Tory MPs had demanded supervision of Cummings because they knew that Boris wouldn’t (and arguably shouldn’t) do it himself. Historically the case is easy to make that the job of Chief of Staff is pointless – “Thatcher didn’t need one” being the standard Tory version of this argument. But Boris isn’t Mrs Thatcher. And there has always been an Eddie Lister or Simon Milton or Stuart Reid (Boris’s long-time deputy editor at The Spectator) to make Boris work.

This aspect of his way of doing things – there’s always someone else to do them – explains why Lee Cain’s savage promotion and expulsion happened in such short order.

The first time I heard about Boris sacking someone was at The Spectator twenty years ago. Boris wanted to remove someone. Boris couldn’t do this himself. His stratagems over the course of months trying included wondering aloud to his would-be victim, “you’ll have a private income of course?” (“No Boris,” the victim flatly replied, “I work because I need the money”). The victim found that their desk moved to ever more remote corners of Doughty Street. Before finally, for the first time since replacing Frank Johnson as editor, a nervy Boris brought his family into the office, scarpered, and left the unfortunate Stuart Reid with the job of taking the victim to the pub to deliver the news our hero could not.

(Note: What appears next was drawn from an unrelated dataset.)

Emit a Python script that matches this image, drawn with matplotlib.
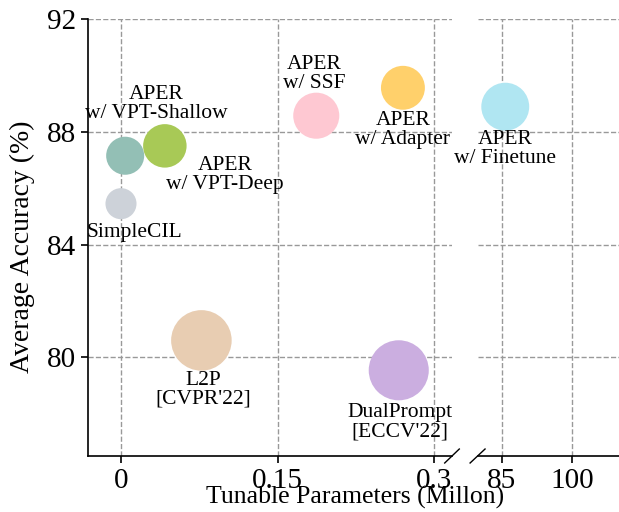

It will surprise no one that Boris dislikes close quartered personal confrontation. And it should not have surprised Cain or Cummings about the path they were actually on, even as Francis Elliott was telling us that “Boris Johnson’s decision to promote Lee Cain will entrench the influence of No 10’s Vote Leave faction in an apparent riposte to those urging him to reset his premiership.” They, above all others, should have known what they were dealing with.

It all comes together

Thinking that the rules didn’t apply to you, and, dismissing the significance of MPs, were the twin hallmarks of Vote Leave staff. Whatever you smashed in the Vote Leave office or whichever MP you insulted, you only did it because you thought it wouldn’t come back to haunt you. There was no true courage here, no real rashness. The risks were calculated and the targets seemingly too minor ever to have to worry about: you kept in with the players and punched down to the little guys. It was always stupid though.

It was a stupidity born of the fact that almost no one in Vote Leave thought we were going to win. All of them had done political jobs and knew how intoxicating it was that the staff of the designated lead campaign were getting to decide who to put on the telly. Every time from then till now when you hear a story about “how vain Bernard is!” or “how boring Bill is!” and that all that these characters wanted was to be put on screen, what you’re actually hearing is how delighted other people, who weren’t MPs, were to be making those calls.

Rather than MPs making decisions, for one glorious summer, you were freed from it. This wasn’t an election. There was neither leader nor leader’s office. No parliamentarian needed to be listened to, it was just what The Team thought, whyever it was The Team claimed that they thought it (“data” usually, though I never did see the data that explained why Michael was on TV).

And all of this was a perquisite to the leadership election that wasn’t. The one that would follow Leave losing. The one that would see George against Boris. Obviously it wouldn’t involve Michael. It somehow seems appropriate to end as so many A-Level history essays on the origins of the Great War do: “they wanted the war they actually got.” They just didn’t win it.